##### Extracted material
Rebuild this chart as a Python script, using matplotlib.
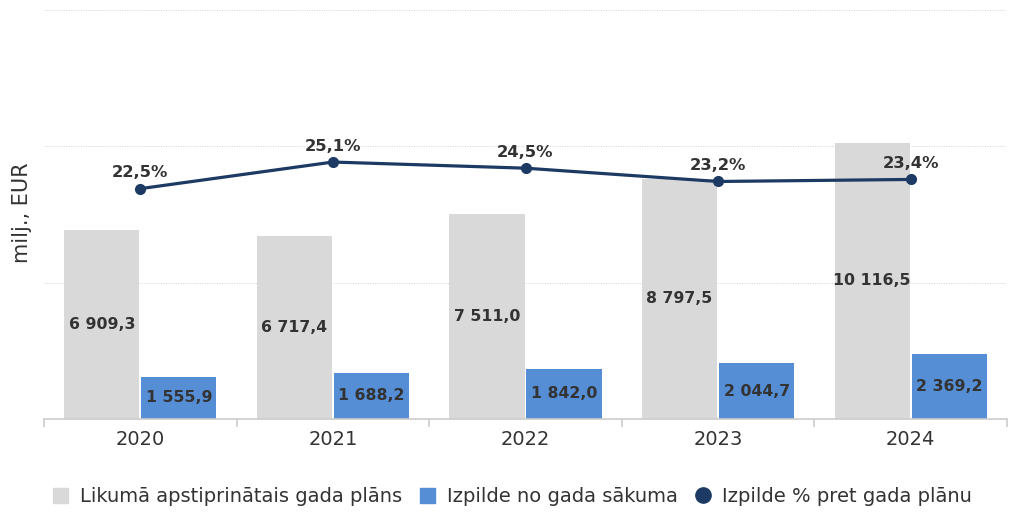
import matplotlib.pyplot as plt
from matplotlib.lines import Line2D
from matplotlib.patches import Patch

years = ['2020', '2021', '2022', '2023', '2024']
plan = [6909.3, 6717.4, 7511.0, 8797.5, 10116.5]
done = [1555.9, 1688.2, 1842.0, 2044.7, 2369.2]
pct = [22.5, 25.1, 24.5, 23.2, 23.4]

c_grey = '#d9d9d9'
c_blue = '#558ed5'
c_navy = '#1c3a63'
c_text = '#333333'

def fmt(v):
    s = f'{v:,.1f}'
    return s.replace(',', ' ').replace('.', ',')

fig = plt.figure(figsize=(10.09, 5.12), dpi=100)
ax = fig.add_axes([44/1009, 1-419/512, 963/1009, 409.5/512])
x = list(range(len(years)))
w = 0.39
xg = [i - 0.2 for i in x]
xb = [i + 0.2 for i in x]
ax.bar(xg, plan, width=w, color=c_grey, zorder=2)
ax.bar(xb, done, width=w, color=c_blue, zorder=2)
for xi, v in zip(xg, plan):
    ax.text(xi, v/2, fmt(v), ha='center', va='center', fontsize=11.3,
            fontweight='bold', color=c_text, zorder=3)
for xi, v in zip(xb, done):
    ax.text(xi, v/2, fmt(v), ha='center', va='center', fontsize=11.3,
            fontweight='bold', color=c_text, zorder=3)

ax.set_xlim(-0.5, 4.5)
ax.set_ylim(0, 15000)
ax.set_yticks([0, 5000, 10000, 15000])
ax.set_yticklabels([])
ax.tick_params(axis='y', length=0)
ax.grid(axis='y', color='#d4d4d4', linestyle=(0, (1, 1.5)), linewidth=0.7, zorder=0)
for s in ['top', 'right', 'left']:
    ax.spines[s].set_visible(False)
ax.spines['bottom'].set_color('#cccccc')
ax.spines['bottom'].set_linewidth(1.2)
ax.set_xticks([-0.5, 0.5, 1.5, 2.5, 3.5, 4.5])
ax.set_xticklabels([])
ax.tick_params(axis='x', which='major', length=6, color='#cccccc', width=1.2)
ax.set_xticks(x, minor=True)
ax.set_xticklabels(years, minor=True, fontsize=14, color=c_text)
ax.tick_params(axis='x', which='minor', length=0, pad=8)

ax2 = ax.twinx()
ax2.set_ylim(0, 40)
ax2.axis('off')
ax2.plot(x, pct, color=c_navy, linewidth=2.3, marker='o', markersize=7, zorder=4)
for xi, p in zip(x, pct):
    ax2.annotate(f'{p:.1f}%'.replace('.', ','), (xi, p), xytext=(0, 6),
                 textcoords='offset points', ha='center', va='bottom',
                 fontsize=11.8, fontweight='bold', color=c_text)

fig.text(22/1009, 1-213/512, 'milj., EUR', rotation=90, ha='center', va='center',
         fontsize=15, color=c_text)

handles = [
    Patch(color=c_grey, label='Likumā apstiprinātais gada plāns'),
    Patch(color=c_blue, label='Izpilde no gada sākuma'),
    Line2D([], [], color=c_navy, marker='o', linestyle='none', markersize=11,
           label='Izpilde % pret gada plānu'),
]
fig.legend(handles=handles, loc='center', bbox_to_anchor=(0.508, 1-497/512), ncol=3,
           frameon=False, fontsize=14, labelcolor=c_text, handlelength=0.8,
           handleheight=0.8, handletextpad=0.6, columnspacing=0.9)

fig.savefig('out.png', dpi=100)
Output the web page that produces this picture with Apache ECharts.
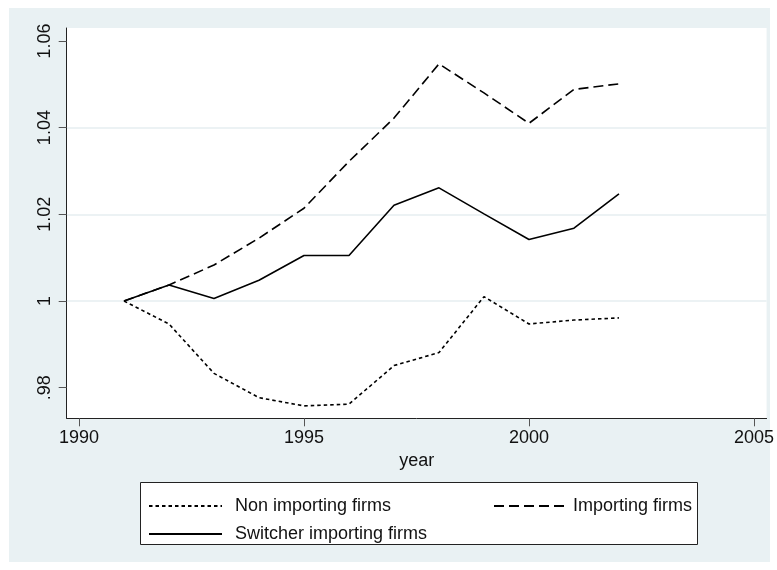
<!DOCTYPE html>
<html>
<head>
<meta charset="utf-8">
<script src="https://cdn.jsdelivr.net/npm/echarts@6/dist/echarts.min.js"></script>
<style>
  html, body { margin: 0; padding: 0; background: #fff; }
  #chart { width: 777px; height: 570px; }
</style>
</head>
<body>
<div id="chart"></div>
<script>
// values
const years = [1991, 1992, 1993, 1994, 1995, 1996, 1997, 1998, 1999, 2000, 2001, 2002]
const nonImporting = [1.0, 0.9947, 0.9833, 0.9777, 0.9758, 0.9762, 0.9851, 0.9881, 1.0010, 0.9947, 0.9956, 0.9961]
const importing = [1.0, 1.0037, 1.0083, 1.0145, 1.0214, 1.0322, 1.0422, 1.0547, 1.0480, 1.0410, 1.0488, 1.0501]
const switcher = [1.0, 1.0037, 1.0006, 1.0048, 1.0105, 1.0105, 1.0221, 1.0261, 1.0201, 1.0142, 1.0168, 1.0247]
const xTicks = [1990, 1995, 2000, 2005]
const yTicks = [0.98, 1.0, 1.02, 1.04, 1.06]
const yTickLabels = ['.98', '1', '1.02', '1.04', '1.06']

const FONT = "'Liberation Sans', Arial, sans-serif"
const BG = '#e9f1f3'
const GRIDLINE = '#e6eef1'

const pairs = (vals) => years.map((y, i) => [y, vals[i]])

const chart = echarts.init(document.getElementById('chart'))

// legend icons: line only, no marker on it
const legendItem = { color: 'transparent', borderWidth: 0 }

chart.setOption({
  animation: false,
  backgroundColor: '#fff',
  textStyle: { fontFamily: FONT },
  graphic: [
    { type: 'rect', z: -10, shape: { x: 9, y: 8, width: 761, height: 554 }, style: { fill: BG } },
    { type: 'rect', z: -5, shape: { x: 140.5, y: 482.5, width: 557, height: 62 }, style: { fill: '#fff', stroke: '#222', lineWidth: 1 } },
  ],
  grid: { left: 66.7, right: 10.3, top: 28, bottom: 151.7, show: true, backgroundColor: '#fff', borderWidth: 0 },
  xAxis: {
    type: 'value',
    min: 1989.727,
    max: 2005.28,
    name: 'year',
    nameLocation: 'middle',
    nameGap: 33,
    nameTextStyle: { color: '#111', fontSize: 18, fontFamily: FONT },
    axisLine: { lineStyle: { color: '#222', width: 1 } },
    axisTick: { customValues: xTicks, length: 8, lineStyle: { color: '#555' } },
    axisLabel: { customValues: xTicks, color: '#111', fontSize: 18, margin: 11, fontFamily: FONT, formatter: (v) => String(v) },
    splitLine: { show: false },
  },
  yAxis: {
    type: 'value',
    min: 0.97294,
    max: 1.06298,
    splitNumber: 4,
    axisLine: { show: true, lineStyle: { color: '#222', width: 1 } },
    axisTick: { show: true, customValues: yTicks, length: 8, lineStyle: { color: '#555' } },
    axisLabel: {
      customValues: yTicks,
      rotate: 90,
      color: '#111',
      fontSize: 18,
      margin: 13,
      fontFamily: FONT,
      formatter: (v) => yTickLabels[yTicks.findIndex((t) => Math.abs(t - v) < 1e-6)] ?? '',
    },
    splitLine: { show: true, showMinLine: false, showMaxLine: false, lineStyle: { color: GRIDLINE, width: 1.5 } },
  },
  legend: [
    {
      orient: 'vertical',
      left: 143,
      top: 492,
      itemWidth: 73,
      itemHeight: 18,
      itemGap: 10,
      itemStyle: legendItem,
      data: ['Non importing firms', 'Switcher importing firms'],
      textStyle: { color: '#111', fontSize: 18, fontFamily: FONT, padding: [0, 0, 0, 8] },
    },
    {
      orient: 'vertical',
      left: 488,
      top: 492,
      itemWidth: 70,
      itemHeight: 18,
      itemStyle: legendItem,
      data: ['Importing firms'],
      textStyle: { color: '#111', fontSize: 18, fontFamily: FONT, padding: [0, 0, 0, 4] },
    },
  ],
  series: [
    {
      name: 'Non importing firms',
      type: 'line',
      symbol: 'none',
      data: pairs(nonImporting),
      lineStyle: { color: '#000', width: 1.6, type: [3.5, 3] },
      itemStyle: { color: '#000' },
    },
    {
      name: 'Importing firms',
      type: 'line',
      symbol: 'none',
      data: pairs(importing),
      lineStyle: { color: '#000', width: 1.6, type: [10, 5] },
      itemStyle: { color: '#000' },
    },
    {
      name: 'Switcher importing firms',
      type: 'line',
      symbol: 'none',
      data: pairs(switcher),
      lineStyle: { color: '#000', width: 1.6, type: 'solid' },
      itemStyle: { color: '#000' },
    },
  ],
})
</script>
</body>
</html>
##########
#### Directions for this task
With the pictures left out, restate word for word every line of the data above, from the first down to the line that contains "return s.replace(',', '".

#### Task result
Rebuild this chart as a Python script, using matplotlib.
import matplotlib.pyplot as plt
from matplotlib.lines import Line2D
from matplotlib.patches import Patch

years = ['2020', '2021', '2022', '2023', '2024']
plan = [6909.3, 6717.4, 7511.0, 8797.5, 10116.5]
done = [1555.9, 1688.2, 1842.0, 2044.7, 2369.2]
pct = [22.5, 25.1, 24.5, 23.2, 23.4]

c_grey = '#d9d9d9'
c_blue = '#558ed5'
c_navy = '#1c3a63'
c_text = '#333333'

def fmt(v):
    s = f'{v:,.1f}'
    return s.replace(',', ' ').replace('.', ',')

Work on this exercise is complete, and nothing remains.